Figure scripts
::::
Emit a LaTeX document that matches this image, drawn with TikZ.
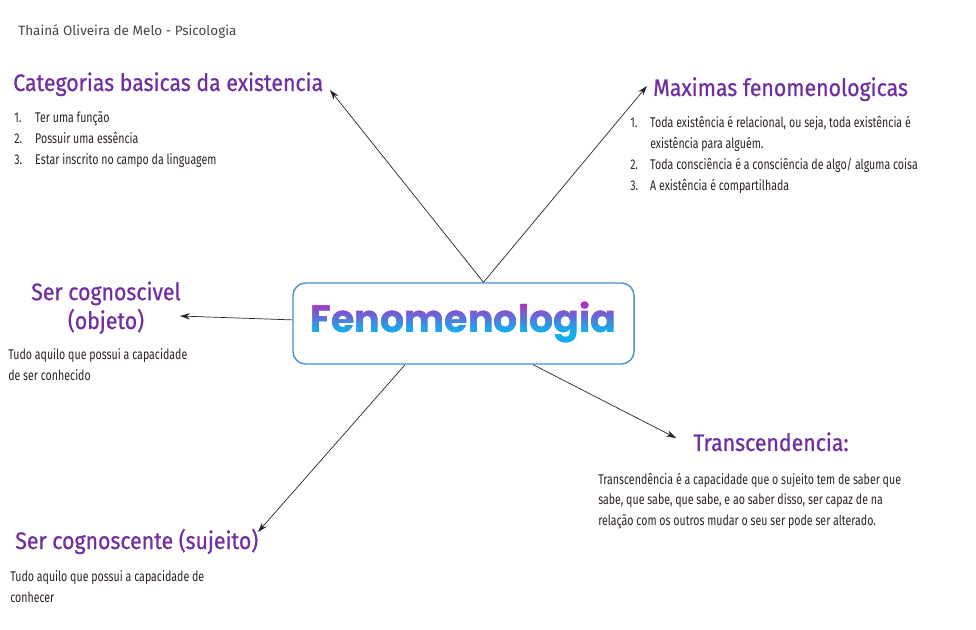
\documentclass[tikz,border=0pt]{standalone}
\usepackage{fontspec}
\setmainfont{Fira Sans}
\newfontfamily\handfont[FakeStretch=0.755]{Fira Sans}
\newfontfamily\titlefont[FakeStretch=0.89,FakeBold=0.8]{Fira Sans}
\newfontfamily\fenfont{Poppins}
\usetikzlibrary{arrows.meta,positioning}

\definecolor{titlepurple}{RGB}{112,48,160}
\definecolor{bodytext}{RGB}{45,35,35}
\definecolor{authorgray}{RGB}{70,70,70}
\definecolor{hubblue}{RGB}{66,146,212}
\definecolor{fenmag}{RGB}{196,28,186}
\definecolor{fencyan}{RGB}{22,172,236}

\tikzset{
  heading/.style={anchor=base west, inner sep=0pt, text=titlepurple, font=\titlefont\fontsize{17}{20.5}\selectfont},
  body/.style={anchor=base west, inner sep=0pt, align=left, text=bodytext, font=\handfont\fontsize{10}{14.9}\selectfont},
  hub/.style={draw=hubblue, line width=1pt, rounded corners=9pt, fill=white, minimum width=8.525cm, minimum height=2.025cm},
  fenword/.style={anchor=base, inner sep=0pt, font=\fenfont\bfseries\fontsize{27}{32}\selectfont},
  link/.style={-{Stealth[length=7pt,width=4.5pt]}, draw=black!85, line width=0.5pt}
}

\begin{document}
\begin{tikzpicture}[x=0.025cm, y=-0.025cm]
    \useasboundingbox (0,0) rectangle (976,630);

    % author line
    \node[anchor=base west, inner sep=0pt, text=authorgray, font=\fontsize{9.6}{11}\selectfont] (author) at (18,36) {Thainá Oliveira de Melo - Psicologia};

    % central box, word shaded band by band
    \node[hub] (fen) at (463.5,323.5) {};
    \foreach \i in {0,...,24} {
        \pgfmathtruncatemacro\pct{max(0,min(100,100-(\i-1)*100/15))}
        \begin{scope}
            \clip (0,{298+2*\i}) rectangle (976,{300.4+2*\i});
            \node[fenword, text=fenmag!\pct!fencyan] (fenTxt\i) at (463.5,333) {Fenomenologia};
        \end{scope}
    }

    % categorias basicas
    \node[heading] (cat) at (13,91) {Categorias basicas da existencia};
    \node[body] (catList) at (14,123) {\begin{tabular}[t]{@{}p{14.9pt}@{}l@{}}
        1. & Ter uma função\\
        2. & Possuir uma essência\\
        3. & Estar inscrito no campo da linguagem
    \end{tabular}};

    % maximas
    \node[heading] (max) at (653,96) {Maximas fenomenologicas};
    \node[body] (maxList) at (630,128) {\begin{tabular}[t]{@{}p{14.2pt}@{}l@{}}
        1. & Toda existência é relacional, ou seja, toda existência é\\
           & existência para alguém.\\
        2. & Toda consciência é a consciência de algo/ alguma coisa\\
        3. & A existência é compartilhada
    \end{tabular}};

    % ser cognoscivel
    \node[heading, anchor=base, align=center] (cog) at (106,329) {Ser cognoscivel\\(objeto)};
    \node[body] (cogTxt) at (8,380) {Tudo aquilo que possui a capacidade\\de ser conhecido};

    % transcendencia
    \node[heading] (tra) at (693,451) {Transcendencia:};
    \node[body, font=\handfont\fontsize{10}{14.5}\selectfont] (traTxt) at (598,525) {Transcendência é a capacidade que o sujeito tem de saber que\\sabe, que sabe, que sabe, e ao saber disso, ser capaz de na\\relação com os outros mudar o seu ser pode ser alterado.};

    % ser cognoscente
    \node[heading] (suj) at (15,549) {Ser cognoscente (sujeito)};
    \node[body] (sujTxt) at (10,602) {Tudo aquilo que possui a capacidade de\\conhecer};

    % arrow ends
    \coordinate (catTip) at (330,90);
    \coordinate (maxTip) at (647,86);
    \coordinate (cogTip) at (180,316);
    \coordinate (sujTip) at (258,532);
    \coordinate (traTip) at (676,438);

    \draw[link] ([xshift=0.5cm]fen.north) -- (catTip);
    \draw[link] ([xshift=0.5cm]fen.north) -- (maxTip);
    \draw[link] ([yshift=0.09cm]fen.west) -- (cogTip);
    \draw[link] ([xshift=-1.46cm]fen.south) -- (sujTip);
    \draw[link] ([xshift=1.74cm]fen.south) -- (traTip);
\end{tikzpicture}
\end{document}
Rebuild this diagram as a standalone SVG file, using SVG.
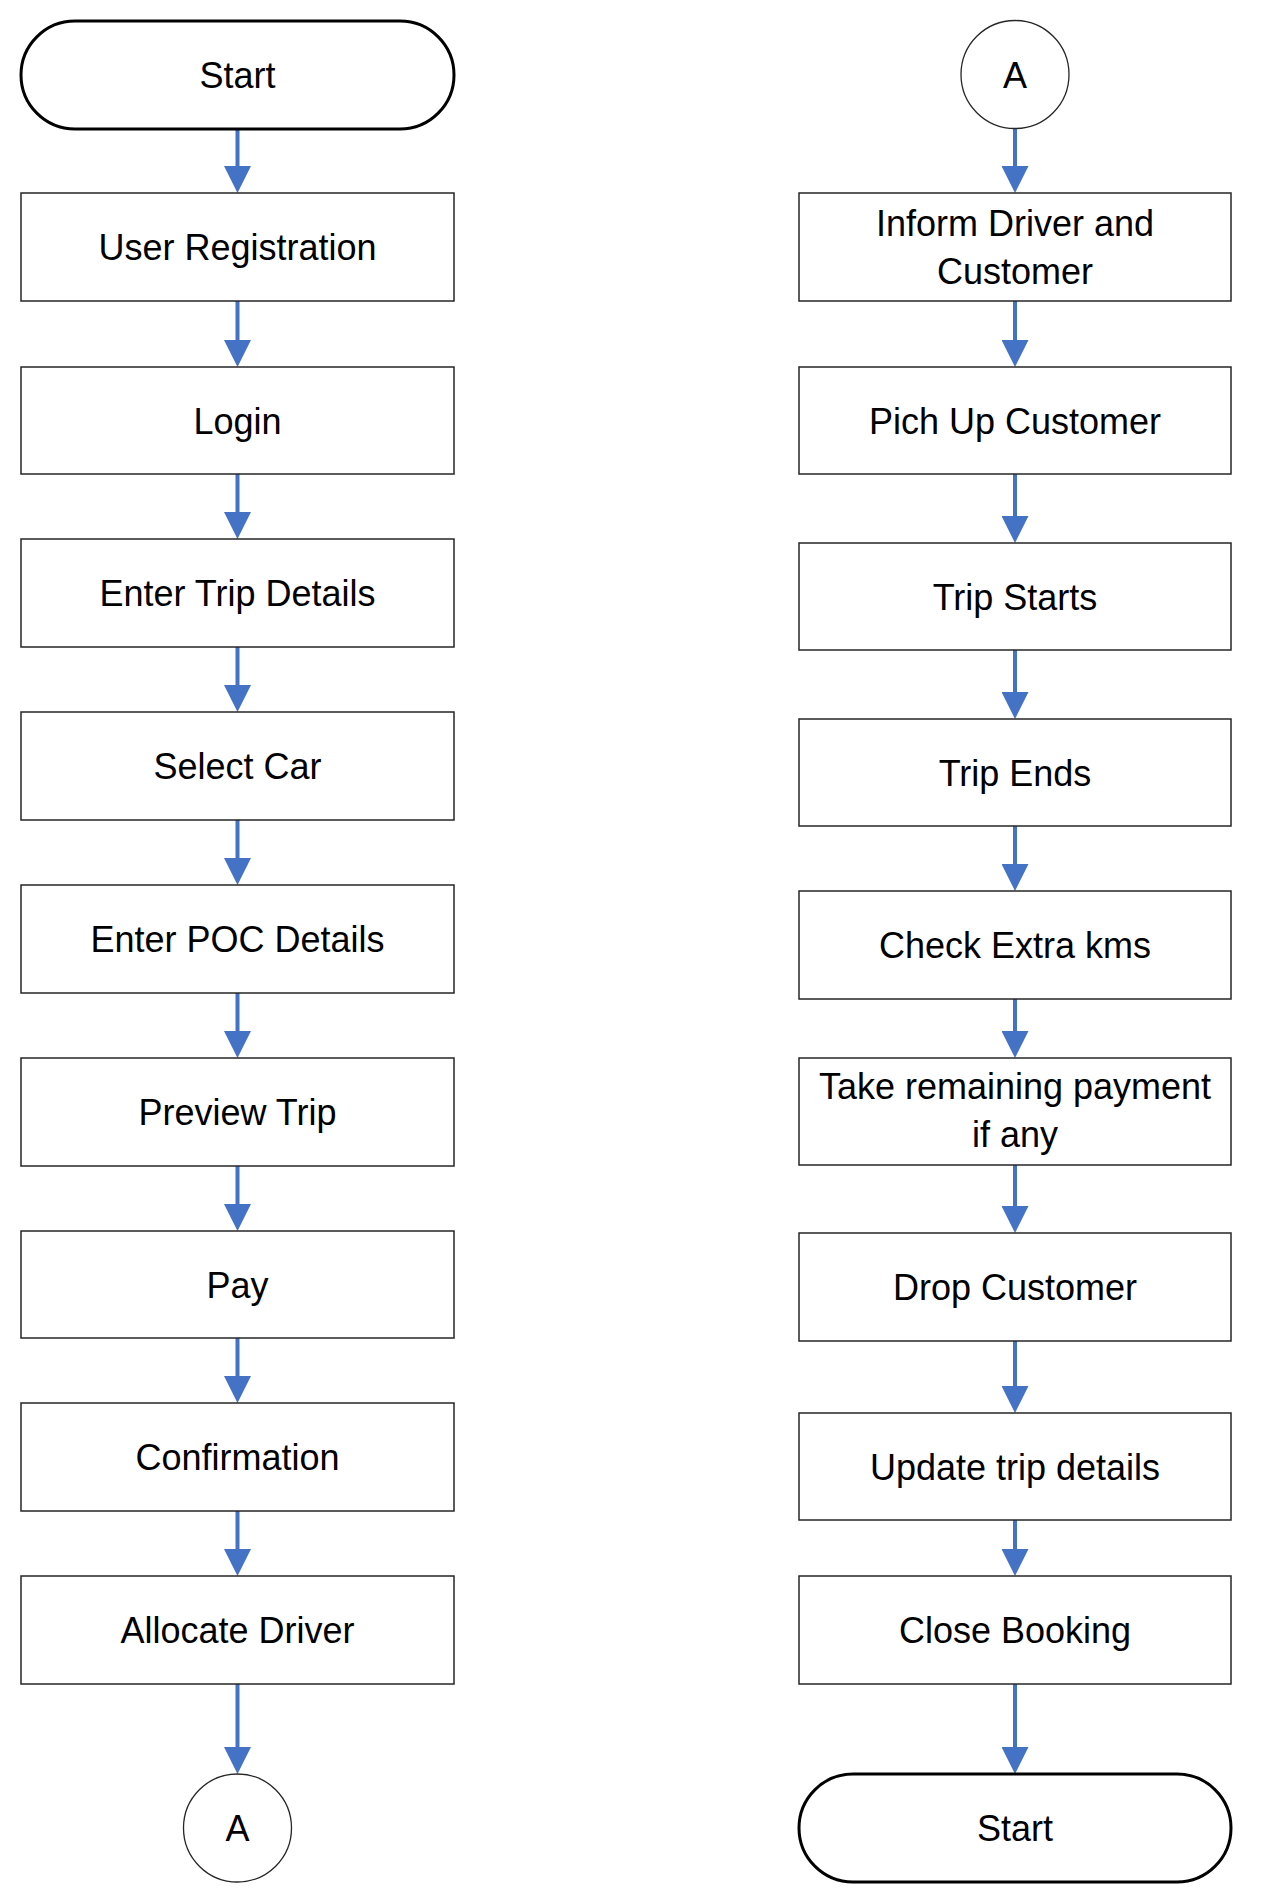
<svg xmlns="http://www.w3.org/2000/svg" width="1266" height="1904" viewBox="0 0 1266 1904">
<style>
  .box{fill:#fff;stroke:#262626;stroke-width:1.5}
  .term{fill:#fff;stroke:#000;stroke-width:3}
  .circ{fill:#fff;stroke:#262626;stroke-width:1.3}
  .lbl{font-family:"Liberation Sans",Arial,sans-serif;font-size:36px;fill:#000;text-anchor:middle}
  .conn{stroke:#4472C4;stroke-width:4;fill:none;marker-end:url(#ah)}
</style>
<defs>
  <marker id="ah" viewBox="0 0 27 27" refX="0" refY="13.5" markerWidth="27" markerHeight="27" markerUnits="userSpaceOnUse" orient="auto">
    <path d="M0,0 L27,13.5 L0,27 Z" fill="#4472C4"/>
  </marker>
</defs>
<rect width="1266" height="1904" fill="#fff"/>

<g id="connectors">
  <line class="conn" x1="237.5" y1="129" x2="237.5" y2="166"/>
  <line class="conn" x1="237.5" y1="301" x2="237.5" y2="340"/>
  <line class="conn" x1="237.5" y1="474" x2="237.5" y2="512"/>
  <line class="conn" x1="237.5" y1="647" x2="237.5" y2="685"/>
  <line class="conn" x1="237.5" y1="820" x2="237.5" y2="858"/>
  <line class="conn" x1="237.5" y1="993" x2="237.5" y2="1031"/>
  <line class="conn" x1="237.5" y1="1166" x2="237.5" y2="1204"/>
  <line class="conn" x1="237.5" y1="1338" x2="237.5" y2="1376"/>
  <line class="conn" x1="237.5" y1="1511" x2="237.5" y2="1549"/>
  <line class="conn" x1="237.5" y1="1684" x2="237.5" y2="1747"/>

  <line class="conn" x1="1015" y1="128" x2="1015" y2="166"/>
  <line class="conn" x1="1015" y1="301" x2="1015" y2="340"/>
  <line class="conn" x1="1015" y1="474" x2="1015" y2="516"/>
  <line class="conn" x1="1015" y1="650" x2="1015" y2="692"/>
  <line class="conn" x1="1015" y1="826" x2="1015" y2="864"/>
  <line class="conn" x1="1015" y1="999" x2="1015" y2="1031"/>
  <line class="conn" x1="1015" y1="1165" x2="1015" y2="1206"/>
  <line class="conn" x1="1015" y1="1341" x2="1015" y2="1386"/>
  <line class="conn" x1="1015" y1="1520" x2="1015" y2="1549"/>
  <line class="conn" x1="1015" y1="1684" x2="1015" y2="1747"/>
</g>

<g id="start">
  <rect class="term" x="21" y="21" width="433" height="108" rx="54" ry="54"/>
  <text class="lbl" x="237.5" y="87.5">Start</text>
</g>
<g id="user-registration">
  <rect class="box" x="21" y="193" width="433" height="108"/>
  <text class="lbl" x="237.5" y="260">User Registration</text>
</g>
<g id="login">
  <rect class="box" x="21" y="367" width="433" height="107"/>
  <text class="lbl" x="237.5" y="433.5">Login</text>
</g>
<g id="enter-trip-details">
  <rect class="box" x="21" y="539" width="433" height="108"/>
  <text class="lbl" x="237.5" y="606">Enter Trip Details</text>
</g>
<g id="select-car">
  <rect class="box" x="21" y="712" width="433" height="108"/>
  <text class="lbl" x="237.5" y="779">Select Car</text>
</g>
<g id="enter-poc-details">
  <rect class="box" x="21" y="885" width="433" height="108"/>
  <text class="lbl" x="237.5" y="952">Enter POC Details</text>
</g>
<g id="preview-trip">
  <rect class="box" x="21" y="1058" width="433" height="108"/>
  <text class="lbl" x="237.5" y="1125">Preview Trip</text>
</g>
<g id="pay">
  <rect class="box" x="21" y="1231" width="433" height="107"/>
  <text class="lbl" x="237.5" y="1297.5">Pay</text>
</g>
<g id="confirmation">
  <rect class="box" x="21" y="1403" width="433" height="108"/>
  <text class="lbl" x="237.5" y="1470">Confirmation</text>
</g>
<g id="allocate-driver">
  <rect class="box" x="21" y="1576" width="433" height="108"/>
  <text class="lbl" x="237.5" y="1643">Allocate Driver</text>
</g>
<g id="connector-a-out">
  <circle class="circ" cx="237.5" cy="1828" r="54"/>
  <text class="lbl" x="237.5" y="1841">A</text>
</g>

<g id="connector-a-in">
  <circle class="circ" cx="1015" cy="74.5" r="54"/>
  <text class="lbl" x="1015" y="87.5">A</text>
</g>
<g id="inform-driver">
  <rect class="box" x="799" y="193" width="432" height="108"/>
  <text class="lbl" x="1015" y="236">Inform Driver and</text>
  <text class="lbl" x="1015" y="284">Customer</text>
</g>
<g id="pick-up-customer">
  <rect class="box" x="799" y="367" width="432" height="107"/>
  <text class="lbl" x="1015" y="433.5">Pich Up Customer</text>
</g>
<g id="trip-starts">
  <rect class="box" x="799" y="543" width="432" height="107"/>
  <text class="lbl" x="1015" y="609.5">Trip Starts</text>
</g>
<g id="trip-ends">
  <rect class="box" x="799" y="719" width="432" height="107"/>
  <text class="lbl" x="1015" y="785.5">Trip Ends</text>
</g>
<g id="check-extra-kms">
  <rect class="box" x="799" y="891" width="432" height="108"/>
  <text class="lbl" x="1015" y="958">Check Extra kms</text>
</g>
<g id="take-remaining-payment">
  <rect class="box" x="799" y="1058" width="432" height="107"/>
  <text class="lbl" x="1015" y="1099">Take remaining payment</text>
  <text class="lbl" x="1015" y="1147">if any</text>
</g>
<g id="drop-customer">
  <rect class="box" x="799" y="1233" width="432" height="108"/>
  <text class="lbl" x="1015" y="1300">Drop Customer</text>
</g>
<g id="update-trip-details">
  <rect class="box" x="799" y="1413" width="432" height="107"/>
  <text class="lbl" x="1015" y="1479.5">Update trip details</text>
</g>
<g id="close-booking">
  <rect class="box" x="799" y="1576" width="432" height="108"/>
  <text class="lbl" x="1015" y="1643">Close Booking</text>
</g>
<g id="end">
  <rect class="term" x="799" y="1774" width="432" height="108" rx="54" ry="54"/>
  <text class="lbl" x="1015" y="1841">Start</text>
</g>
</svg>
::::
Using the listing above, return all lines where the word "this" occurs.

Emit a LaTeX document that matches this image, drawn with TikZ.
Rebuild this diagram as a standalone SVG file, using SVG.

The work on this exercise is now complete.